• LISTED ENTRIES

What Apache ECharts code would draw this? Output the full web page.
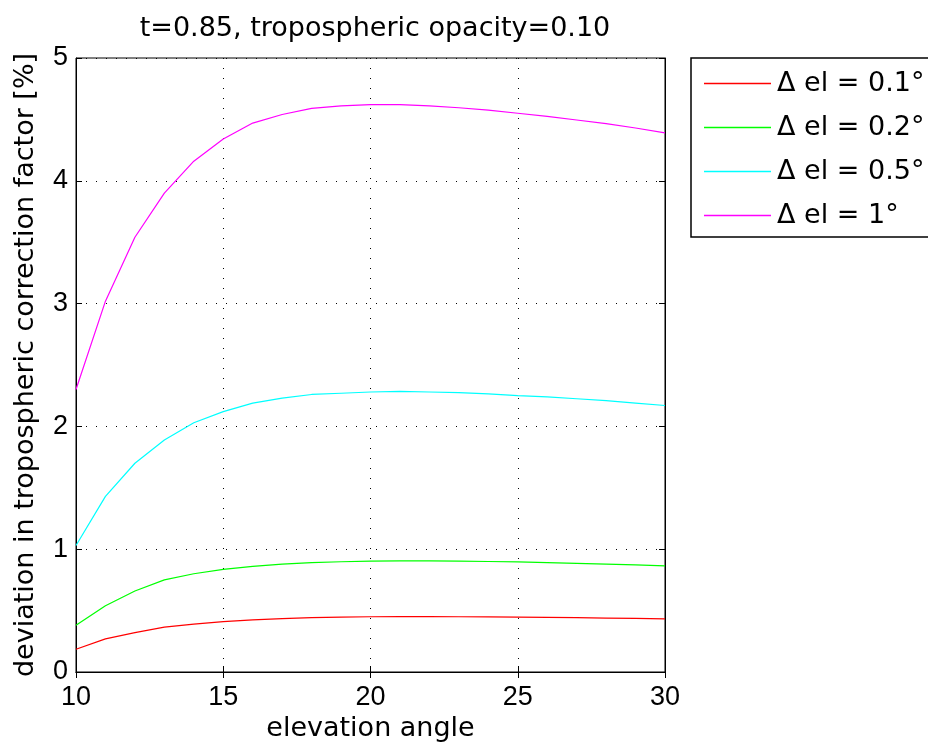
<!DOCTYPE html>
<html><head><meta charset="utf-8">
<script src="https://cdn.jsdelivr.net/npm/echarts@6/dist/echarts.min.js"></script>
<style>html,body{margin:0;padding:0;background:#fff}#c{width:928px;height:751px}</style>
</head><body><div id="c"></div>
<script>
const elevation = [10,11,12,13,14,15,16,17,18,19,20,21,22,23,24,25,26,27,28,29,30];
const del01 = [0.185,0.27,0.32,0.365,0.39,0.41,0.425,0.435,0.442,0.447,0.45,0.451,0.451,0.45,0.449,0.447,0.445,0.442,0.439,0.436,0.432];
const del02 = [0.38,0.54,0.66,0.75,0.80,0.835,0.86,0.878,0.89,0.898,0.903,0.905,0.905,0.903,0.9,0.896,0.891,0.885,0.879,0.872,0.865];
const del05 = [1.03,1.43,1.70,1.89,2.03,2.12,2.19,2.23,2.26,2.27,2.28,2.285,2.28,2.275,2.265,2.25,2.24,2.225,2.21,2.19,2.17];
const del1 = [2.30,3.02,3.54,3.90,4.16,4.34,4.47,4.54,4.59,4.61,4.62,4.62,4.61,4.595,4.575,4.55,4.525,4.495,4.465,4.43,4.39];
const seriesNames = ['Δ el = 0.1°','Δ el = 0.2°','Δ el = 0.5°','Δ el = 1°'];
const seriesColors = ['#ff0000','#00ff00','#00ffff','#ff00ff'];
const seriesData = [del01, del02, del05, del1];

const labelFont = '"DejaVu Sans", sans-serif';
const tickFont = '"Liberation Sans", Arial, sans-serif';
const chart = echarts.init(document.getElementById('c'));
const grid = {left:76, right:263, top:58, bottom:79, show:true, borderColor:'#000', borderWidth:1, backgroundColor:'#fff'};
const split = {show:true, lineStyle:{color:'#000', type:[1,9], width:1}};
const ticks = {show:true, inside:true, length:6, lineStyle:{color:'#000'}};
chart.setOption({
  animation:false,
  textStyle:{fontFamily:tickFont},
  title:{text:'t=0.85, tropospheric opacity=0.10', left:370, top:10, textAlign:'center',
    textStyle:{fontSize:27, fontWeight:'normal', color:'#000', fontFamily:labelFont}},
  legend:{orient:'vertical', left:691, top:58, data:seriesNames, icon:'rect', itemWidth:67, itemHeight:1.5,
    itemGap:17, padding:[12,12,8,13], borderColor:'#000', borderWidth:1.5, backgroundColor:'#fff',
    textStyle:{fontSize:27, color:'#000', fontFamily:labelFont, padding:[0,0,0,1]}},
  grid:grid,
  xAxis:[{type:'value', min:10, max:30, interval:5, position:'bottom',
    name:'elevation angle', nameLocation:'middle', nameGap:41,
    nameTextStyle:{fontSize:27, color:'#000', fontFamily:labelFont},
    axisLine:{show:true, lineStyle:{color:'#000'}}, axisTick:ticks, splitLine:split,
    axisLabel:{fontSize:27, color:'#000', margin:12, fontFamily:tickFont}},
    {type:'value', min:10, max:30, interval:5, position:'top', axisLine:{show:true, lineStyle:{color:'#000'}},
    axisTick:ticks, axisLabel:{show:false}, splitLine:{show:false}}],
  yAxis:[{type:'value', min:0, max:5, interval:1, position:'left',
    name:'deviation in tropospheric correction factor [%]', nameLocation:'middle', nameGap:37,
    nameTextStyle:{fontSize:27, color:'#000', fontFamily:labelFont},
    axisLine:{show:true, lineStyle:{color:'#000'}}, axisTick:ticks, splitLine:split,
    axisLabel:{fontSize:27, color:'#000', margin:8, fontFamily:tickFont}},
    {type:'value', min:0, max:5, interval:1, position:'right', axisLine:{show:true, lineStyle:{color:'#000'}},
    axisTick:ticks, axisLabel:{show:false}, splitLine:{show:false}}],
  series: seriesNames.map((n,i)=>({
    name:n, type:'line', xAxisIndex:0, yAxisIndex:0, showSymbol:false, symbol:'none',
    lineStyle:{color:seriesColors[i], width:1.2}, itemStyle:{color:seriesColors[i]},
    data: elevation.map((x,k)=>[x, seriesData[i][k]])
  }))
});
</script></body></html>
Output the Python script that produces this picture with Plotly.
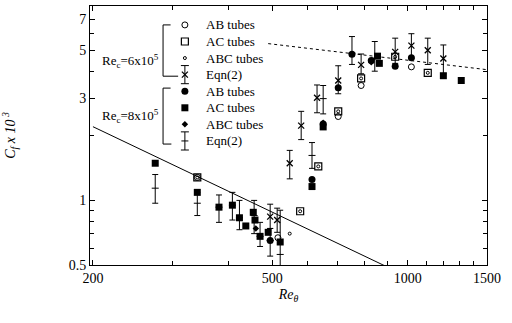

• TASK PROMPT
Skip the pictures, please, and transcribe only the lines from the beginning of the material through the one that contains "const seriesData = [del01, del02, del05, del1];".

• RESPONSE TO THIS EXERCISE
What Apache ECharts code would draw this? Output the full web page.
<!DOCTYPE html>
<html><head><meta charset="utf-8">
<script src="https://cdn.jsdelivr.net/npm/echarts@6/dist/echarts.min.js"></script>
<style>html,body{margin:0;padding:0;background:#fff}#c{width:928px;height:751px}</style>
</head><body><div id="c"></div>
<script>
const elevation = [10,11,12,13,14,15,16,17,18,19,20,21,22,23,24,25,26,27,28,29,30];
const del01 = [0.185,0.27,0.32,0.365,0.39,0.41,0.425,0.435,0.442,0.447,0.45,0.451,0.451,0.45,0.449,0.447,0.445,0.442,0.439,0.436,0.432];
const del02 = [0.38,0.54,0.66,0.75,0.80,0.835,0.86,0.878,0.89,0.898,0.903,0.905,0.905,0.903,0.9,0.896,0.891,0.885,0.879,0.872,0.865];
const del05 = [1.03,1.43,1.70,1.89,2.03,2.12,2.19,2.23,2.26,2.27,2.28,2.285,2.28,2.275,2.265,2.25,2.24,2.225,2.21,2.19,2.17];
const del1 = [2.30,3.02,3.54,3.90,4.16,4.34,4.47,4.54,4.59,4.61,4.62,4.62,4.61,4.595,4.575,4.55,4.525,4.495,4.465,4.43,4.39];
const seriesNames = ['Δ el = 0.1°','Δ el = 0.2°','Δ el = 0.5°','Δ el = 1°'];
const seriesColors = ['#ff0000','#00ff00','#00ffff','#ff00ff'];
const seriesData = [del01, del02, del05, del1];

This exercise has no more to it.